Townsfolk respond to local outlet for pistol licenses

By Pat Jenkins
The Dispatch
Eatonville residents who want to carry handguns are taking advantage of a close-to-home method of getting permission.
The town's Police Department recorded 162 license transactions involving concealed handguns in the first 24 months it handled pistol permits.
For the 12 months of December 2015 through November 2016, 84 concealed pistol licenses (CPL) or pistol ownership transfers were issued. That’s an increase from the previous 12-month period of December 2014-December 2015, when the total was 78.
Another 13 license authorizations were granted in the last two months – eight in January and five in December.
A running, month-to-month tally of licenses issued by the Eatonville Police is reported at Town Council meetings as part of the regular police activity summaries.
At the request of Mayor Mike Schaub, the Police Department started a CPL program in December 2014. It's available only to people who live inside Eatonville.
People living outside of town must apply for concealed-handgun licenses through the Pierce County Sheriff Department and South Sound 9-1-1 (formerly Law Enforcement Support Agency), which processes applications in Tacoma. That's also where anyone from Pierce County address can apply, including residents of Eatonville and the other 11 incorporated cities and towns in the county.
About half of the municipalities give their residents the more convenient option of applying for pistol licenses at the respective town or city halls. Eatonville is among the seven that do. The others are Puyallup, Orting, Bonney Lake, Fife, Gig Harbor and Sumner.
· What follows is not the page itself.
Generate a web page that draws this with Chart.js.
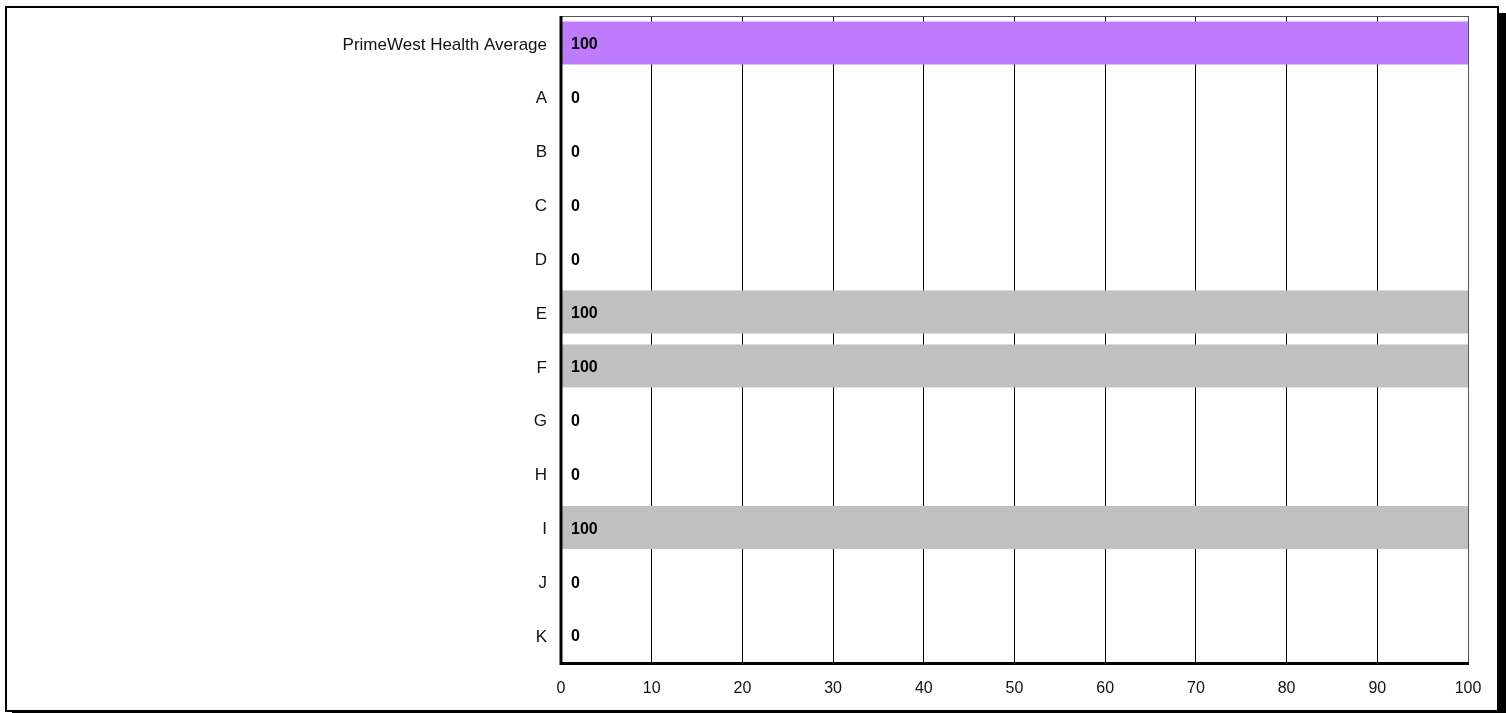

The cities of Roy, Tacoma, Edgewood, Lakewood and University Place send their residents to South Sound 9-1-1 for the licensing process.
Under state laws, that process is the same for everyone, regardless where applications are filed. Here's how it works:
• Applicants are fingerprinted by authorities who then conduct a background check through federal and state databases. Approval or denial of a license is required within 30 days of an application being filed. The waiting period for a yea or nay is longer – up to 60 days – if an applicant doesn't have a valid Washington driver license or other state identification card.
• No one gets a license if a previous license was revoked, if they're younger than 21, or if they're in trouble with the law. The latter includes having a court order or injunction against them involving firearms, if they're free on bond or personal recognizance while awaiting a trial or sentencing for a felony, if there's an outstanding warrant for their arrest for a felony or misdemeanor, or if they were ordered to forfeit a firearm within one year before filing an application to carry a concealed pistol.
• Licenses are for five years from the date they’re issued.
• The license fees are $48 for a first-time license, $32 for a renewal, $42 for renewing late, and $10 for replacing a lost license. Part of the money ($14) for first-time applications and renewals goes to agencies that issue the licenses, such as Eatonville's Police Department. The rest goes into state funds.
State law notes that CPLs are for the licenseholder's "purposes of protection." Other than people who don't meet all the licensing qualifications and legal tests, the "constitutional right to bear arms shall not be denied" for anyone who wants to carry a concealed handgun, the law mandates.